I am currently working on a chapter for “Leading Works in Public Law”, a collection edited by Ben Yong and Patrick O’Brien. My chapter is on SA de Smith’s Judicial Review of Administrative Action. Here is a draft of the last section, on “The Legacy”

The Legacy

Whereas the fourth edition of Judicial Review of Administrative Action was, essentially, an update of the third,[1] the fifth edition represented a significant break with the past – a “profound reordering”, in the authors’ words.[2] It appeared with the title de Smith, Woolf and Jowell’s Judicial Review of Administrative Action. Although its progenitor’s name appears in the title, the lead authors have developed a different view of the subject. In a perceptive review of the fifth edition,  Professor Holloway observed that de Smith did not quite appreciate “the magnitude of the social, political and legal upheavals going on around him” but that the editors of the fifth edition had come “not just to accept, but to embrace the new administrative law”.[3] As the editors of the most recent edition observe, whereas de Smith described judicial review as sporadic and peripheral,[4] “[t]oday, however, the principles developed through judicial review have become central to all of public administration insofar as those principles seek to enhance both the way decisions are reached and the quality of the decisions made”.[5] In the most recent edition, the title has been further shortened, to de Smith’s Judicial Review, to take account of the fact that the principles set out in the text now apply to the exercise of public functions generally, not simply administrative action.[6]

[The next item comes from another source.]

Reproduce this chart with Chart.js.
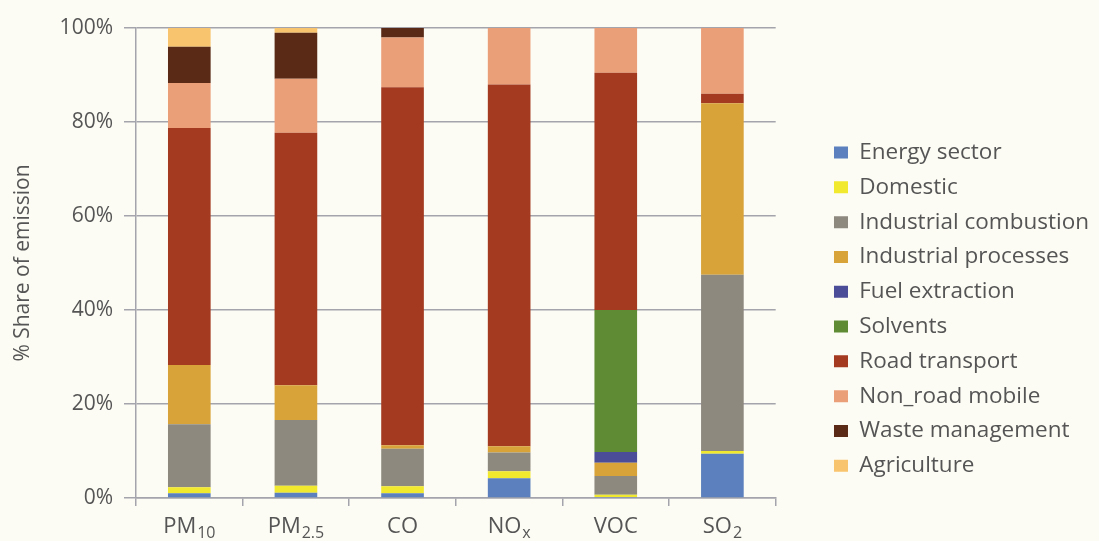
<!DOCTYPE html>
<html>
<head>
<meta charset="utf-8">
<script src="https://cdn.jsdelivr.net/npm/chart.js@4"></script>
<style>
  html, body { margin: 0; padding: 0; background: #fdfcf4; }
  #wrap { width: 1099px; height: 541px; }
</style>
</head>
<body>
<div id="wrap"><canvas id="myChart" width="1099" height="541"></canvas></div>
<script>
"use strict";
// pollutants along the x axis (name + subscript part)
var pollutantMain = ["PM", "PM", "CO", "NO", "VOC", "SO"];
var pollutantSub = ["10", "2.5", "", "x", "", "2"];
var yTicks = ["0%", "20%", "40%", "60%", "80%", "100%"];

// share of emission (%) per source
var energySector      = [1.0, 1.1, 1.0, 4.2, 0.2, 9.4];
var domestic          = [1.3, 1.5, 1.5, 1.5, 0.5, 0.6];
var industrialComb    = [13.4, 14.0, 8.0, 4.0, 4.0, 37.5];
var industrialProc    = [12.6, 7.4, 0.7, 1.3, 2.8, 36.5];
var fuelExtraction    = [0, 0, 0, 0, 2.3, 0];
var solvents          = [0, 0, 0, 0, 30.2, 0];
var roadTransport     = [50.4, 53.7, 76.2, 77.0, 50.5, 2.0];
var nonRoadMobile     = [9.6, 11.5, 10.6, 12.0, 9.5, 14.0];
var wasteManagement   = [7.7, 9.8, 2.0, 0, 0, 0];
var agriculture       = [4.0, 1.0, 0, 0, 0, 0];

var sources = [
  ["Energy sector", energySector, "#5b80bd"],
  ["Domestic", domestic, "#f0e92e"],
  ["Industrial combustion", industrialComb, "#8d897f"],
  ["Industrial processes", industrialProc, "#d8a43a"],
  ["Fuel extraction", fuelExtraction, "#4b4d98"],
  ["Solvents", solvents, "#5e8b34"],
  ["Road transport", roadTransport, "#a43a20"],
  ["Non_road mobile", nonRoadMobile, "#eb9f79"],
  ["Waste management", wasteManagement, "#5a2a17"],
  ["Agriculture", agriculture, "#f8c46d"]
];

var textColor = "#555555";
var gridColor = "#a3a4ac";
var font = "'Open Sans', 'Noto Sans', sans-serif";

// x labels with real subscripts (PM10, NOx ...)
var subLabels = {
  id: "subLabels",
  afterDraw: function (chart) {
    var c = chart.ctx;
    var xs = chart.scales.x;
    var base = chart.chartArea.bottom + 35;
    c.save();
    c.fillStyle = textColor;
    c.textBaseline = "alphabetic";
    c.textAlign = "left";
    for (var i = 0; i < pollutantMain.length; i++) {
      c.font = "22px " + font;
      var w1 = c.measureText(pollutantMain[i]).width;
      c.font = "16px " + font;
      var w2 = pollutantSub[i] ? c.measureText(pollutantSub[i]).width + 1 : 0;
      var x0 = xs.getPixelForValue(i) - (w1 + w2) / 2;
      c.font = "22px " + font;
      c.fillText(pollutantMain[i], x0, base);
      if (w2) {
        c.font = "16px " + font;
        c.fillText(pollutantSub[i], x0 + w1 + 1, base + 5);
      }
    }
    c.restore();
  }
};

function buildChart() {
  var ctx = document.getElementById("myChart");
  var datasets = sources.map(function (s) {
    return {
      label: s[0],
      data: s[1],
      backgroundColor: s[2],
      borderWidth: 0,
      barPercentage: 0.4,
      categoryPercentage: 1.0
    };
  });
  return new Chart(ctx, {
    type: "bar",
    data: {
      labels: pollutantMain.map(function (m, i) { return m + pollutantSub[i]; }),
      datasets: datasets
    },
    plugins: [subLabels],
    options: {
      responsive: false,
      animation: false,
      layout: { padding: { top: 28, right: 0, bottom: 0, left: 0 } },
      plugins: {
        tooltip: { enabled: false },
        legend: {
          position: "right",
          align: "start",
          // empty title only pushes the list down to where it sits in the picture
          title: { display: true, text: "", font: { size: 20 }, padding: { top: 77, bottom: 0 } },
          labels: {
            color: textColor,
            font: { family: font, size: 22.5 },
            boxWidth: 14,
            boxHeight: 12,
            padding: 12.3
          }
        }
      },
      scales: {
        x: {
          stacked: true,
          grid: { drawOnChartArea: false, tickLength: 8, color: gridColor, lineWidth: 1.5 },
          border: { color: gridColor, width: 1.5 },
          ticks: { display: false },
          afterFit: function (s) { s.height = 43; }
        },
        y: {
          stacked: true,
          min: 0,
          max: 100,
          grid: { color: gridColor, lineWidth: 1.5, tickLength: 12 },
          border: { color: gridColor, width: 1.5 },
          ticks: {
            stepSize: 20,
            color: textColor,
            font: { family: font, size: 21 },
            padding: 11,
            callback: function (v) { return yTicks[v / 20]; }
          },
          title: {
            display: true,
            text: "% Share of emission",
            color: textColor,
            font: { family: font, size: 21 },
            padding: { top: 10, bottom: 0 }
          },
          afterFit: function (s) { s.width = 136; }
        },
        y2: {
          position: "right",
          display: true,
          min: 0,
          max: 100,
          grid: { display: false },
          border: { display: false },
          ticks: { display: false },
          afterFit: function (s) { s.width = 46; }
        }
      }
    }
  });
}

var chart = buildChart();
// the layout caps a side legend's width; let it take what its labels need
var legendFit = chart.legend.fit;
chart.legend.fit = function () {
  this.maxWidth = 400;
  legendFit.call(this);
};
chart.update();
</script>
</body>
</html>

By allowing administrative lawyers to see the whole of the wood, not just the individual trees, de Smith’s Judicial Review of Administrative Action facilitated procedural reforms and provided a broad framework within which a principled approach to “administrative law” could be developed. As Professor Birkinshaw commented:

Professor de Smith had the eye and the insight to see, and by his mastery impose, order and coherence in the seamless and confusing denouement of the common law principles of judicial review. He brought life and comprehension to the big picture where there had been confusion, minor cameos, and a comatose judiciary. Among English legal texts, it justly stands as a colossus.[7]

Sometimes, it is only with the benefit of hindsight that such truths can be appreciated. It might also be said that de Smith did not live to see the fruits of his labour, as they only ripened in the decades after his death.

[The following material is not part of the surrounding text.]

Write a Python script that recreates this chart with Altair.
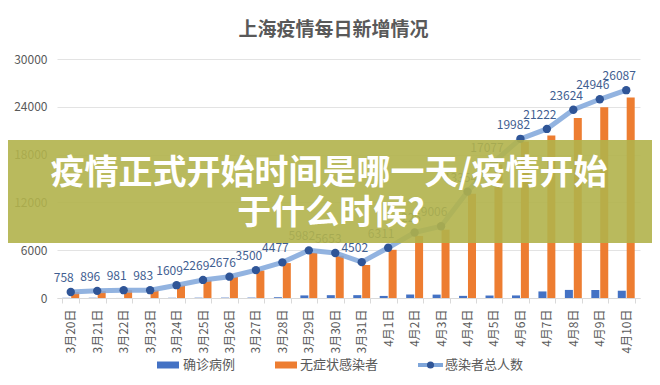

[1] Professor Evans described his “primary purpose” as the incorporation of recent developments “within the existing fabric of the book”, a goal which could be achieved “without radical alteration to either the substance or the organisation of the third edition”. John M Evans, De Smith’s Judicial Review of Administrative Action, 4th ed. (Stevens & Sons, London, 1980), at p. v.

[2] Lord Woolf and Jeffrey Jowell, De Smith, Woolf and Jowell’s Judicial Review of Administrative Action, 5th ed. (Sweet and Maxwell, London, 1995), at p. vii.

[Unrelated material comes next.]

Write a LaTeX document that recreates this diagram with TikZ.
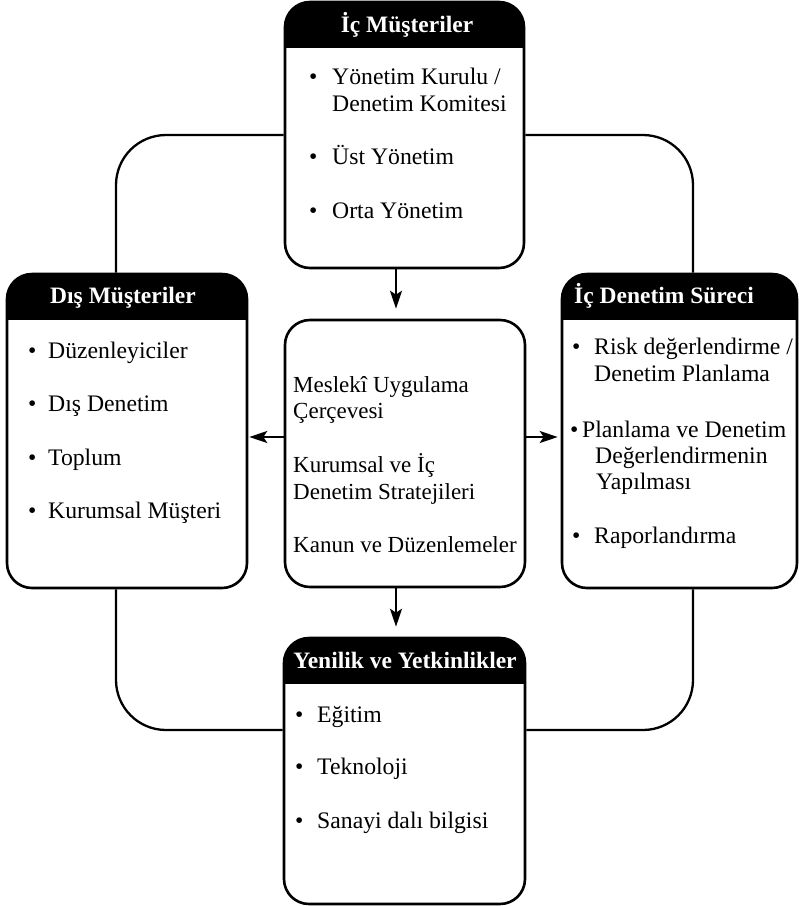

[3] Ian Holloway, “Judicial Review Redux” (1996) 24 Federal Law Review 391, at p. 393. Emphasis original. See also Lord Diplock, “Administrative Law: Judicial Review Reviewed” (1974) 33:2 Cambridge LJ 233.

[4]

[5] 8th ed., at para. 1-1013. See also Patrick Birkinshaw, “Book Review” (2019) 25 European Public Law 137, at p. 139: “today’s senior UK judges as this edition shows, generally display a commitment not to any political allegiance or inherent conservatism, but to rational and supportable bases for the exercise of power, maintenance of the rule of law and protection of human rights in the forum of principle”.

[6] 8th ed., at para. 1-013.

[7] Patrick Birkinshaw, “Book Reviews” (2009) 15 European Public Law 279, at p. 279.

This content has been updated on October 27, 2021 at 14:54.